Loading and preprocessing the data

setwd("C:/Users/bliap/Documents/R")
Data <- read.csv("./activity.csv", header = TRUE, sep = ",", na.string = "NA")
Data$date <- as.Date(Data$date)

What is mean total number of steps taken per day

Make a histogram of the total number of steps taken each day

steps_by_day <- aggregate(steps ~ date, Data, sum)     ## calculate the every day steps
plot(steps_by_day$date, steps_by_day$steps, type="h", main="Histogram of Daily Steps", xlab="Date", 
     ylab="Steps per Day", col="blue", lwd = 8)

Calculate and report the mean and median total number of steps taken per day

paste("Mean Steps per Day =", mean(steps_by_day$steps, na.rm = TRUE))

## [1] "Mean Steps per Day = 10766.1886792453"

paste("Median Steps per Day =", median(steps_by_day$steps, na.rm = TRUE))

## [1] "Median Steps per Day = 10765"

What is the average daily activity pattern

Make a time series plot of the 5-minute interval (x-axis) and the average number of steps taken, averaged acrossed all days (y-axis)

steps_by_interval <- aggregate(steps ~ interval, Data, mean)
plot(steps_by_interval$interval, steps_by_interval$steps, type = "l", main = "Average Number of Steps per 5-minute in a day", xlab = "Time Interval", ylab = "Steps", col = "orange", lwd = 2)

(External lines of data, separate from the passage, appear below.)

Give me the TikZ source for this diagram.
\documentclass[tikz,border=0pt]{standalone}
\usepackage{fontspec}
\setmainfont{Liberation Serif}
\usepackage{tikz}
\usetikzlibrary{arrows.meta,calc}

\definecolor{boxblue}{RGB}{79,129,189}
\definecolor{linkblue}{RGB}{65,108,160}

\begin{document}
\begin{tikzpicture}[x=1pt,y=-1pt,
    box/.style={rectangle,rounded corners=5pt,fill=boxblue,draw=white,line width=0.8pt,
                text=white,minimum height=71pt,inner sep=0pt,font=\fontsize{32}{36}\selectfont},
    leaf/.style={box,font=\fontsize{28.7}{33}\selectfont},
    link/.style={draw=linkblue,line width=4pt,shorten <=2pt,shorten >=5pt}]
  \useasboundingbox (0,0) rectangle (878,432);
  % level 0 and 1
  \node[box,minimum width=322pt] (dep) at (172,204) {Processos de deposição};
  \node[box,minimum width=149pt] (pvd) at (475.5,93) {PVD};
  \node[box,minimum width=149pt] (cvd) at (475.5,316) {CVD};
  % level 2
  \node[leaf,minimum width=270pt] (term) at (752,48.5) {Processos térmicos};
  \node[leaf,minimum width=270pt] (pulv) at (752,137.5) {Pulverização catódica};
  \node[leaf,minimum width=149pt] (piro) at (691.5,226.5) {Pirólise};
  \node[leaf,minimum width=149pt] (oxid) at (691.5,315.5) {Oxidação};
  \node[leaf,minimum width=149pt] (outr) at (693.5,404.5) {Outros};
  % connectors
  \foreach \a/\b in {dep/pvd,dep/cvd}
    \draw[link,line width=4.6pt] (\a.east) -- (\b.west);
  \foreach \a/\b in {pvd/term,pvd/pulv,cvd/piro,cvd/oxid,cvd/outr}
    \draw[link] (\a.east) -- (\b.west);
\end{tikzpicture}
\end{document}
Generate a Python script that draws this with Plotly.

Which 5-minute interval, on average across al the days in the dataset, contains the maximum number of steps

paste("Maximum number of steps occurs at", steps_by_interval[which.max(steps_by_interval$steps), 1], "time interval")

## [1] "Maximum number of steps occurs at 835 time interval"

Imputing missing values

Calculate and report the total number of missing values in the dataset

paste("The total number of rows with missing value is", length(which(is.na(Data$steps))))

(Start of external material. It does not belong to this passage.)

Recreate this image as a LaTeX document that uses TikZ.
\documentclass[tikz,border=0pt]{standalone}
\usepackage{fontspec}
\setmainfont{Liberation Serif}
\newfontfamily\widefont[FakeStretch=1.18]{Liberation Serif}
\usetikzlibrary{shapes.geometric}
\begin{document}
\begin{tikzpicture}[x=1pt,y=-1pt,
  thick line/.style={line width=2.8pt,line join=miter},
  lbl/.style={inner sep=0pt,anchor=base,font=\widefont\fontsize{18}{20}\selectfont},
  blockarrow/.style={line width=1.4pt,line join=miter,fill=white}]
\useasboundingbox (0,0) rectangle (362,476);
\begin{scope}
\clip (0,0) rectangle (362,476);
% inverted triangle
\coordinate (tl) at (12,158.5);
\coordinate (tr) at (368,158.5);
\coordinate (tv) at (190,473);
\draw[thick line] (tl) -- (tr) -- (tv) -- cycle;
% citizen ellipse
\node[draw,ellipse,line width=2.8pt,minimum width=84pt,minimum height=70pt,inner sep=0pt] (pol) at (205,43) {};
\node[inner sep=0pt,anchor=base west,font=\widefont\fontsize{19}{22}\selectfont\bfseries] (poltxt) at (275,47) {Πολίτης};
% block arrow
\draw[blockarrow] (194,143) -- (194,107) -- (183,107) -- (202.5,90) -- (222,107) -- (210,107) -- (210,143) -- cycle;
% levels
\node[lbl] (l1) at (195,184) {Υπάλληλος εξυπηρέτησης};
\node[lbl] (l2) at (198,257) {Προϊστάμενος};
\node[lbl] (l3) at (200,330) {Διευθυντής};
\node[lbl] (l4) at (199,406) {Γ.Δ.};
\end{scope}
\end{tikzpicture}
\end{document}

## [1] "The total number of rows with missing value is 2304"

Devise a strategy for filling in all the missing values. I will replace NAs with the mean for the particular interval number.

Data_new <- Data                 

## fill all the NAs with the mean of the particular interval number
for (i in 1:nrow(Data_new)){
    if (is.na(Data_new$steps[i]) == TRUE){
        Data_new$steps[i] <- steps_by_interval$steps[which(steps_by_interval$interval == Data_new$interval[i])]
        Data_new$steps[i] <- Data_new$steps[i]
    }
}

Data_new$date <- as.Date(Data_new$date)

Make a histogram of the total number of steps taken each day

steps_by_day_new <- aggregate(steps ~ date, Data_new, sum)     ## calculate the every day steps
plot(steps_by_day_new$date, steps_by_day_new$steps, type="h", main="Histogram of Daily Steps", xlab="Date", 
     ylab="Steps per Day", col="red", lwd = 8)

Calculate the mean and median for the new dataset

paste("Imputed Mean Steps per Day =", mean(steps_by_day_new$steps, na.rm = TRUE))

## [1] "Imputed Mean Steps per Day = 10766.1886792453"

paste("Imputed Median Steps per Day =", median(steps_by_day_new$steps, na.rm = TRUE))

## [1] "Imputed Median Steps per Day = 10766.1886792453"

The difference between the imputed and original mean is 0
The difference between the imputed and original median is 1.188

Are there difference in activity patterns between weekdays and weekends

Create a new factor variable in the dataset with two levels - “weekday” and “weekend” indicating whether a given date ia a weekday or weekend day

weekdays <- c("Monday", "Tuesday", "Wednesday", "Thursday", "Friday")
Data_new$week_weekend = as.factor(ifelse(is.element(weekdays(as.Date(Data_new$date)),weekdays), "Weekday", "Weekend"))
steps_by_interval_day <- aggregate(steps ~ interval + week_weekend, Data_new, mean)
library(lattice)
xyplot(steps_by_interval_day$steps ~ steps_by_interval_day$interval|steps_by_interval_day$week_weekend, main="Average Steps per Day by Interval",xlab="Interval", ylab="Steps",layout=c(1,2), type="l")